MATERIAL PROVIDED:
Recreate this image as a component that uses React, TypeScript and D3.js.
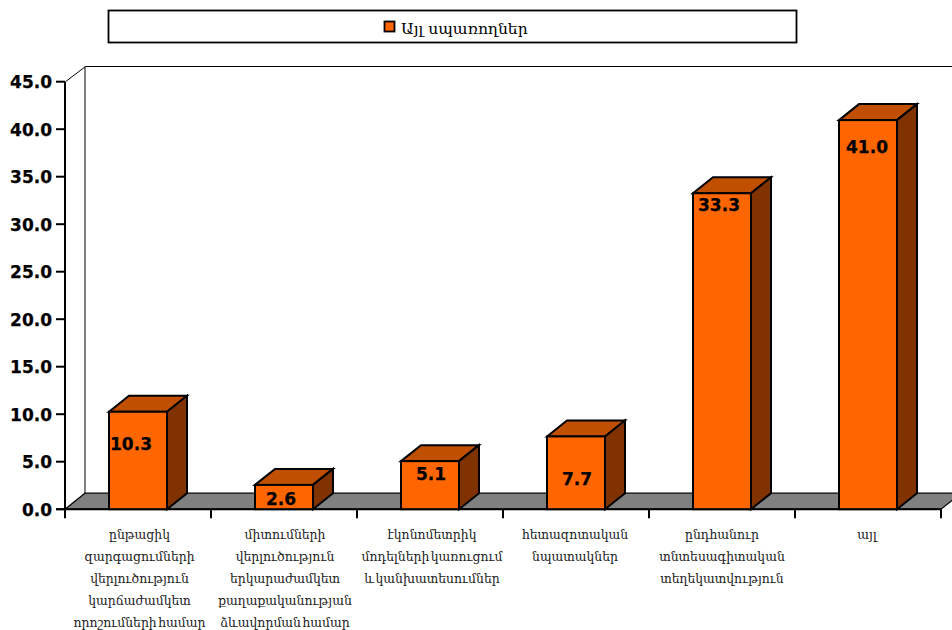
import React from "react";
import * as d3 from "d3";

const seriesName = "Այլ սպառողներ";
const categories: string[][] = [
  ["ընթացիկ", "զարգացումների", "վերլուծություն", "կարճաժամկետ", "որոշումների համար"],
  ["միտումների", "վերլուծություն", "երկարաժամկետ", "քաղաքականության", "ձևավորման համար"],
  ["էկոնոմետրիկ", "մոդելների կառուցում", "և կանխատեսումներ"],
  ["հետազոտական", "նպատակներ"],
  ["ընդհանուր", "տնտեսագիտական", "տեղեկատվություն"],
  ["այլ"],
];
const values = [10.3, 2.6, 5.1, 7.7, 33.3, 41.0];
const yTicks = [0, 5, 10, 15, 20, 25, 30, 35, 40, 45];
const labelDx = [-7, -3, 1, 1, -3, -1];
const labelDy = [32, 13, 12.7, 41.7, 11, 26];
const categoryDx = [1.5, 1, 2, -1, 0, -1];

const FRONT = "#ff6600";
const TOP = "#c05000";
const SIDE = "#803300";
const FLOOR = "#808080";
const DX = 20;
const DY = 16;
const SANS = "'DejaVu Sans', sans-serif";
const ARM = "'DejaVu Serif', serif";

export default function App() {
  const y = d3.scaleLinear().domain([0, 45]).range([509.2, 81.7]);
  const band = d3.scaleBand<number>().domain(d3.range(values.length)).range([65, 941]);
  const barW = 58;
  const y0 = y(0);
  return (
    <svg width={952} height={630} style={{ position: "absolute", left: 0, top: 0, background: "#fff" }}>
      {/* legend */}
      <rect x={108.5} y={10.5} width={688} height={32} fill="#fff" stroke="#000" strokeWidth={1.8} />
      <rect x={384.5} y={21.5} width={10} height={10} fill={FRONT} stroke="#000" strokeWidth={1.8} />
      <text x={401} y={34} fontFamily={ARM} fontSize={15.6} fill="#000">{seriesName}</text>

      {/* back wall and floor */}
      <path d={`M65.5 ${y(45)}L${65.5 + DX} 66.5H952`} fill="none" stroke="#000" strokeWidth={1} />
      <line x1={85} x2={85} y1={66.5} y2={y0 - DY} stroke="#000" strokeWidth={1} />
      <path d={`M65 ${y0}L${65 + DX} ${y0 - DY}H${941 + DX}L941 ${y0}Z`} fill={FLOOR} stroke="#000" strokeWidth={1.2} />

      {/* axes */}
      <line x1={65} x2={65} y1={y(45)} y2={y0} stroke="#000" strokeWidth={2} />
      <line x1={56} x2={941} y1={y0} y2={y0} stroke="#000" strokeWidth={2} />
      {yTicks.map((t) => (
        <g key={t}>
          <line x1={56} x2={65} y1={y(t)} y2={y(t)} stroke="#000" strokeWidth={2} />
          <text x={52} y={y(t) + 6.5} textAnchor="end" fontFamily={SANS} fontWeight={700} fontSize={17} stroke="#000" strokeWidth={0.25} fill="#000">{t.toFixed(1)}</text>
        </g>
      ))}
      {d3.range(values.length + 1).map((i) => {
        const tx = 65 + i * band.step();
        return <line key={i} x1={tx} x2={tx} y1={y0} y2={y0 + 9} stroke="#000" strokeWidth={2} />;
      })}

      {/* bars */}
      {values.map((v, i) => {
        const bx = band(i)! + 44;
        const top = y(v) + 0.4;
        return (
          <g key={i} stroke="#000" strokeWidth={2} strokeLinejoin="miter">
            <path d={`M${bx} ${top}l${DX} ${-DY}h${barW}l${-DX} ${DY}Z`} fill={TOP} />
            <path d={`M${bx + barW} ${top}l${DX} ${-DY}V${y0 - DY}L${bx + barW} ${y0}Z`} fill={SIDE} />
            <rect x={bx} y={top} width={barW} height={y0 - top} fill={FRONT} />
          </g>
        );
      })}
      {values.map((v, i) => (
        <text key={i} x={band(i)! + 73 + labelDx[i]} y={y(v) + labelDy[i] + 7} textAnchor="middle" fontFamily={SANS} fontWeight={700} fontSize={17} stroke="#000" strokeWidth={0.25} fill="#000">
          {v.toFixed(1)}
        </text>
      ))}

      {/* category labels */}
      {categories.map((lines, i) => (
        <g key={i}>
          {lines.map((l, j) => (
            <text key={j} x={band(i)! + 73 + categoryDx[i]} y={539 + j * 22} textAnchor="middle" fontFamily={ARM} fontSize={12.4} wordSpacing={-2.5} fill="#222">{l}</text>
          ))}
        </g>
      ))}
    </svg>
  );
}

BRIEF: Pick out all lines containing the string "React".

EXERCISE RESPONSE:
Recreate this image as a component that uses React, TypeScript and D3.js.
import React from "react";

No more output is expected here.